Soon it would be time to get dressed for my 2 p.m. coffee date, but I hadn't yet heard from Match6. Now I had a dilemma: Did he not read my online email requesting his contact information and would just show up at Meinle?

Or, had he read it, done due diligence to check me out and learn that I frequently write about my dates. Did that scare him off? Then, the phone rang. It was a 773 area code, but no caller I.D. It could've been a marketer, but I decided to answer it.

"Hello, is this Elaine?" From the sound of his voice, I knew I'd be exchanging my date wardrobe for everyday clothes.

"I know who you are," he said. "We've met. Tommy and I worked out at the Y together. He used to bring me his old golf magazines. Remember, I'd run into the two of you at Dapper's diner? Tommy introduced us; I remember you being nice."

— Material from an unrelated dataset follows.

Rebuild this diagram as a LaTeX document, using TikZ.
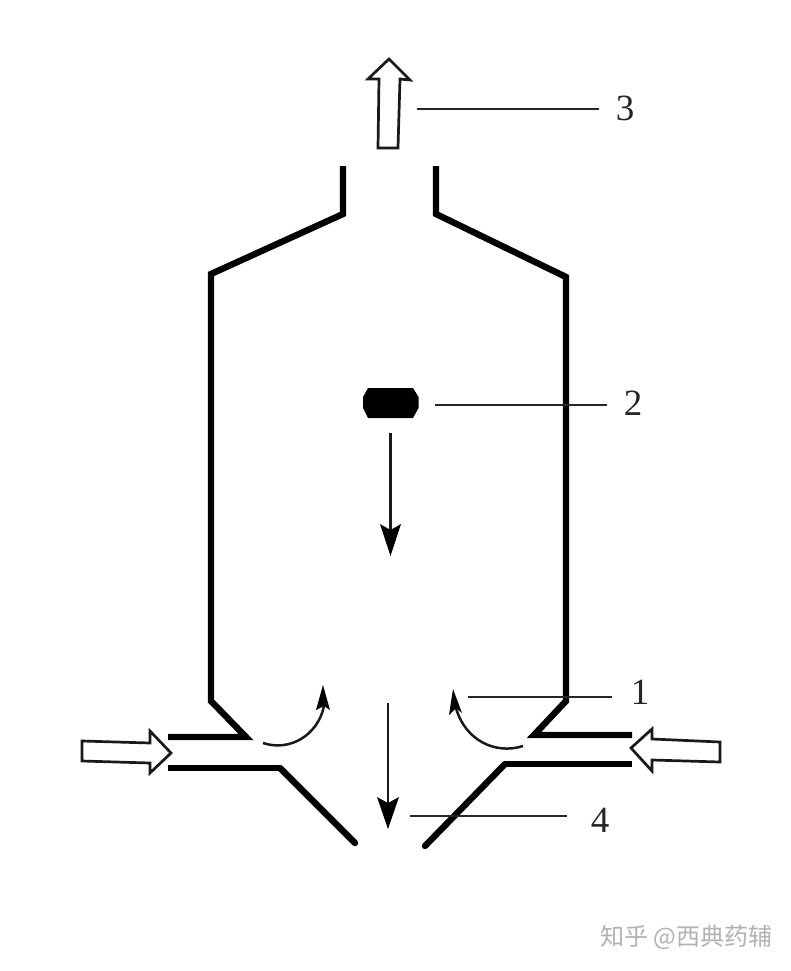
\documentclass[tikz,border=0pt]{standalone}
\usepackage{fontspec}
\setmainfont{Liberation Serif}
\newfontfamily\cjkwm{Noto Sans CJK SC}
\usetikzlibrary{arrows.meta}
\tikzset{
  x=1pt,y=-1pt,
  wall/.style={line width=6.4pt,line join=miter,line cap=butt},
  leader/.style={line width=2.3pt,black!85},
  hollow/.style={draw=black!90,fill=white,line width=2.7pt,line join=miter},
  flow/.style={line width=2.5pt,black!90},
  flowhead/.style={fill=black,draw=none},
  digit/.style={font=\fontsize{37}{37}\selectfont,text=black!85,inner sep=0pt,anchor=center},
  watermark/.style={font=\cjkwm\fontsize{24}{24}\selectfont,text=black!30,inner sep=0pt,anchor=west},
}
\begin{document}
\begin{tikzpicture}
\useasboundingbox (0,0) rectangle (791,971);
\fill[white] (0,0) rectangle (791,971);
% vessel body
\draw[wall] (343,166) -- (343,214) -- (211,274) -- (211,701) -- (246,737) -- (168,737);
\draw[wall] (436,166) -- (436,214) -- (566,277) -- (566,701) -- (534,735) -- (632,735);
% lower nozzle
\draw[wall,line cap=round] (355,843) -- (280,768);
\draw[wall] (280,768) -- (168,768);
\draw[wall,line cap=round] (425,846) -- (505,764);
\draw[wall] (505,764) -- (632,764);
% hollow arrows
\draw[hollow] (82,741) -- (150,743) -- (150,731) -- (171,753) -- (150,773) -- (150,763) -- (82,761) -- cycle;
\draw[hollow] (720,742) -- (652,739) -- (652,729) -- (631,748) -- (652,771) -- (652,760) -- (720,762) -- cycle;
\draw[hollow] (389,59) -- (410,80) -- (400,79) -- (398,148) -- (378,148) -- (379,79) -- (368,79) -- cycle;
% droplet
\fill (368,388) -- (413,388) -- (418.5,397) -- (418.5,408) -- (413,418) -- (368,418) -- (363,408) -- (363,397) -- cycle;
% straight flow arrows
\coordinate (a1) at (390.5,433); \coordinate (a2) at (390.5,530);
\draw[flow] (a1) -- (a2);
\fill[flowhead] (390.5,556) -- (380,524) -- (390.5,530) -- (401,524) -- cycle;
\coordinate (b1) at (388,703); \coordinate (b2) at (388,803);
\draw[flow] (b1) -- (b2);
\fill[flowhead] (388,829) -- (377,797) -- (388,803) -- (399,797) -- cycle;
% curved flow arrows
\draw[flow] (263,743) .. controls (290,752) and (318,735) .. (324,706);
\fill[flowhead] (323,685) -- (330,710) -- (324,706) -- (316,710) -- cycle;
\draw[flow] (523,746) .. controls (495,755) and (465,740) .. (456,708);
\fill[flowhead] (453,689) -- (462,713) -- (456,708) -- (449,715) -- cycle;
% labels
\node[digit] (n1) at (640,692) {1};
\node[digit] (n2) at (633,403) {2};
\node[digit] (n3) at (625,108) {3};
\node[digit] (n4) at (600,820) {4};
\coordinate (l1) at (468,697); \coordinate (e1) at (612,697);
\coordinate (l2) at (435,405); \coordinate (e2) at (607,405);
\coordinate (l3) at (417,109); \coordinate (e3) at (599,109);
\coordinate (l4) at (410,816); \coordinate (e4) at (567,816);
\draw[leader] (l1) -- (e1);
\draw[leader] (l2) -- (e2);
\draw[leader] (l3) -- (e3);
\draw[leader] (l4) -- (e4);
% watermark
\node[watermark] (wm) at (600,937) {知乎 @西典药辅};
\end{tikzpicture}
\end{document}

Match6 told me his real name and I tried to picture him and place him in the setting he revealed. I couldn't get a sharp image, but think he was tall and good-looking. Despite his compliment, I knew our date was in jeopardy.

"I don't feel comfortable," he said. "I hope you understand. It's a little too close to home."

"Of course I understand," I said, but thought: S**t! Why did I give him my real name? If I had waited for our meeting to exchange details, Match6 might have thought me appealing enough to give loyalty a pass.

"Maybe we'll get together at some point," he said. "Trade war stories about online dating."

"That'd be great," I said, knowing it wouldn't happen.

With time on my hands, I pondered why I had sabotaged myself by prematurely revealing my identity. Soon enough, I felt a tap on my shoulder. It was my dearly departed, moving in my imagination from the past tense to the present.

"Hi Wifey," he said. Tommy was smiling, devilishly. "How's your dating life going?"

"It was you, Hubber, wasn't it? You put the idea in my head to out myself. You knew Match6 would look me up and get cold feet."

"I'm not confessing to anything," Tommy said. His smile grew broader and soon he was laughing.

It was wonderful to envision him joyous, but then I sobered. "Why didn't you want me to meet him? We could've had a date. Not marriage, as I've often promised, but a companion."

"Listen sweetheart," he said. "I know you're trying to find a boyfriend, but I have boundaries. The guy is my friend, off limits. It'll be easier for me if your fella is a stranger."

"OK," I said. "No one in your circle. No Y or golf buddies."

So, on my list of criteria for potential dates -- which already included "must love animals, be connected to his children, be under the age of 85" -- I added, "no one who's a pal of Tommy."

With that, I felt a soft kiss on my cheek. Then, my Hubber was gone.